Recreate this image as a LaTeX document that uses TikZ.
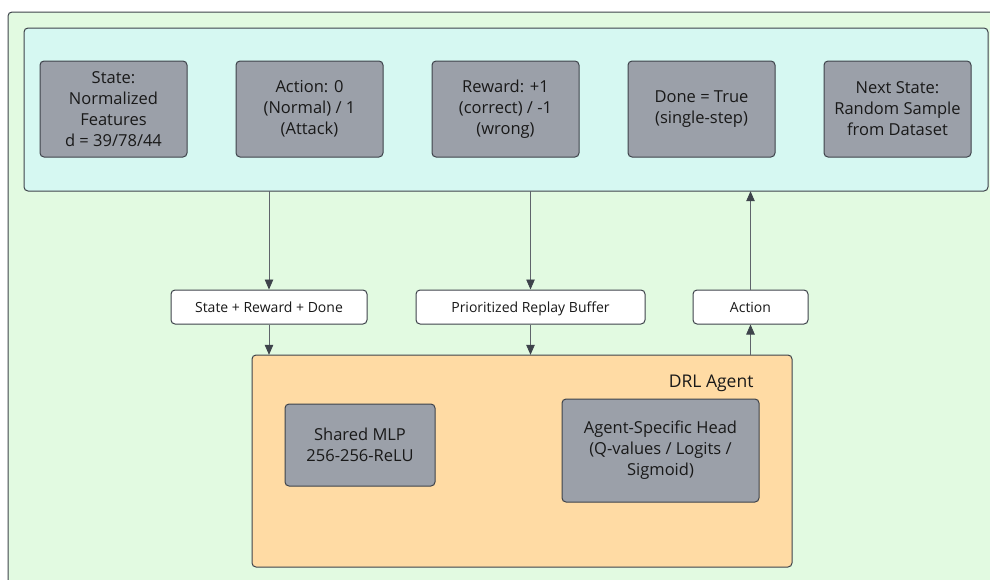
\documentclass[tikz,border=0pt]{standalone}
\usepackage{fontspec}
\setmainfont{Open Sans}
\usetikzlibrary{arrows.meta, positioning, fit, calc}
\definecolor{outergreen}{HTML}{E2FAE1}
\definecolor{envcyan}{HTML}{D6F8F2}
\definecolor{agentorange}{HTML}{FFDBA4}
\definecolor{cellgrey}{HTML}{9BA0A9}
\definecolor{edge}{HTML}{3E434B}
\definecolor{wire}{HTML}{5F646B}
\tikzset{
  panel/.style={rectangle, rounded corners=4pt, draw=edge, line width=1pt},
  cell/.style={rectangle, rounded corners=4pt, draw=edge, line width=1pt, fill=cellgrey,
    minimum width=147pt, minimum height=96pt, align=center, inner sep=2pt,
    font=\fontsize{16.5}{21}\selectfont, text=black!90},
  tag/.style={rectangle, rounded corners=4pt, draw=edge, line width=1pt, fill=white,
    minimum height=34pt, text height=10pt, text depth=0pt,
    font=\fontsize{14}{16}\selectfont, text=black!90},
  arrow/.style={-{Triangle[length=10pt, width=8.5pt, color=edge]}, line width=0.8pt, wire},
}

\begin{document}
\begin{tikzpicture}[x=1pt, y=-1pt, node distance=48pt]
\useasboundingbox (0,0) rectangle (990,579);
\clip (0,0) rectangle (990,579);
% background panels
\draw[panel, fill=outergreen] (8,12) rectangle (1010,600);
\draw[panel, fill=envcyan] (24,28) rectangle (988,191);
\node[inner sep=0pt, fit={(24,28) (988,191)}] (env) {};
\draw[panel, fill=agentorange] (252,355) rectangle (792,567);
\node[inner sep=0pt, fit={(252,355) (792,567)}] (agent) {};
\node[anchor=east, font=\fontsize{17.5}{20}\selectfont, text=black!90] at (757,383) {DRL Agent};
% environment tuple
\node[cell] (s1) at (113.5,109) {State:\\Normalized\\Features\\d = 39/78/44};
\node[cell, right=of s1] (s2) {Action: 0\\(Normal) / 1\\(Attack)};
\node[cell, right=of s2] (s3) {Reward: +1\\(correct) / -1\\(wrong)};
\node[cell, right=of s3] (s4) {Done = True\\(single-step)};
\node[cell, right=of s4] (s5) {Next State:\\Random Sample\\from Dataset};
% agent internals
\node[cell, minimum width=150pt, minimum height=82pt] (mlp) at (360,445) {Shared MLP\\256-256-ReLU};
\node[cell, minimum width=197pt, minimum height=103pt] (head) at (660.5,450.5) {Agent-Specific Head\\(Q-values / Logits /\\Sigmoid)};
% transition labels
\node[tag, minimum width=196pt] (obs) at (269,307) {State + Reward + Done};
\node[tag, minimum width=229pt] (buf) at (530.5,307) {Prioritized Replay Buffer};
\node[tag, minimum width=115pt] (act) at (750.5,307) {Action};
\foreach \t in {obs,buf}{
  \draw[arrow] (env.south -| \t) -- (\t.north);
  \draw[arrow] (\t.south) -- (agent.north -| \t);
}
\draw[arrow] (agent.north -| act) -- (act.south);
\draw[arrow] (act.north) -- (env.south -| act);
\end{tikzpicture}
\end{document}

----

WRITTEN REQUEST –
Exclude every picture and copy the remaining data exactly.

REPLY –
Recreate this image as a LaTeX document that uses TikZ.
\documentclass[tikz,border=0pt]{standalone}
\usepackage{fontspec}
\setmainfont{Open Sans}
\usetikzlibrary{arrows.meta, positioning, fit, calc}
\definecolor{outergreen}{HTML}{E2FAE1}
\definecolor{envcyan}{HTML}{D6F8F2}
\definecolor{agentorange}{HTML}{FFDBA4}
\definecolor{cellgrey}{HTML}{9BA0A9}
\definecolor{edge}{HTML}{3E434B}
\definecolor{wire}{HTML}{5F646B}
\tikzset{
  panel/.style={rectangle, rounded corners=4pt, draw=edge, line width=1pt},
  cell/.style={rectangle, rounded corners=4pt, draw=edge, line width=1pt, fill=cellgrey,
    minimum width=147pt, minimum height=96pt, align=center, inner sep=2pt,
    font=\fontsize{16.5}{21}\selectfont, text=black!90},
  tag/.style={rectangle, rounded corners=4pt, draw=edge, line width=1pt, fill=white,
    minimum height=34pt, text height=10pt, text depth=0pt,
    font=\fontsize{14}{16}\selectfont, text=black!90},
  arrow/.style={-{Triangle[length=10pt, width=8.5pt, color=edge]}, line width=0.8pt, wire},
}

\begin{document}
\begin{tikzpicture}[x=1pt, y=-1pt, node distance=48pt]
\useasboundingbox (0,0) rectangle (990,579);
\clip (0,0) rectangle (990,579);
% background panels
\draw[panel, fill=outergreen] (8,12) rectangle (1010,600);
\draw[panel, fill=envcyan] (24,28) rectangle (988,191);
\node[inner sep=0pt, fit={(24,28) (988,191)}] (env) {};
\draw[panel, fill=agentorange] (252,355) rectangle (792,567);
\node[inner sep=0pt, fit={(252,355) (792,567)}] (agent) {};
\node[anchor=east, font=\fontsize{17.5}{20}\selectfont, text=black!90] at (757,383) {DRL Agent};
% environment tuple
\node[cell] (s1) at (113.5,109) {State:\\Normalized\\Features\\d = 39/78/44};
\node[cell, right=of s1] (s2) {Action: 0\\(Normal) / 1\\(Attack)};
\node[cell, right=of s2] (s3) {Reward: +1\\(correct) / -1\\(wrong)};
\node[cell, right=of s3] (s4) {Done = True\\(single-step)};
\node[cell, right=of s4] (s5) {Next State:\\Random Sample\\from Dataset};
% agent internals
\node[cell, minimum width=150pt, minimum height=82pt] (mlp) at (360,445) {Shared MLP\\256-256-ReLU};
\node[cell, minimum width=197pt, minimum height=103pt] (head) at (660.5,450.5) {Agent-Specific Head\\(Q-values / Logits /\\Sigmoid)};
% transition labels
\node[tag, minimum width=196pt] (obs) at (269,307) {State + Reward + Done};
\node[tag, minimum width=229pt] (buf) at (530.5,307) {Prioritized Replay Buffer};
\node[tag, minimum width=115pt] (act) at (750.5,307) {Action};
\foreach \t in {obs,buf}{
  \draw[arrow] (env.south -| \t) -- (\t.north);
  \draw[arrow] (\t.south) -- (agent.north -| \t);
}
\draw[arrow] (agent.north -| act) -- (act.south);
\draw[arrow] (act.north) -- (env.south -| act);
\end{tikzpicture}
\end{document}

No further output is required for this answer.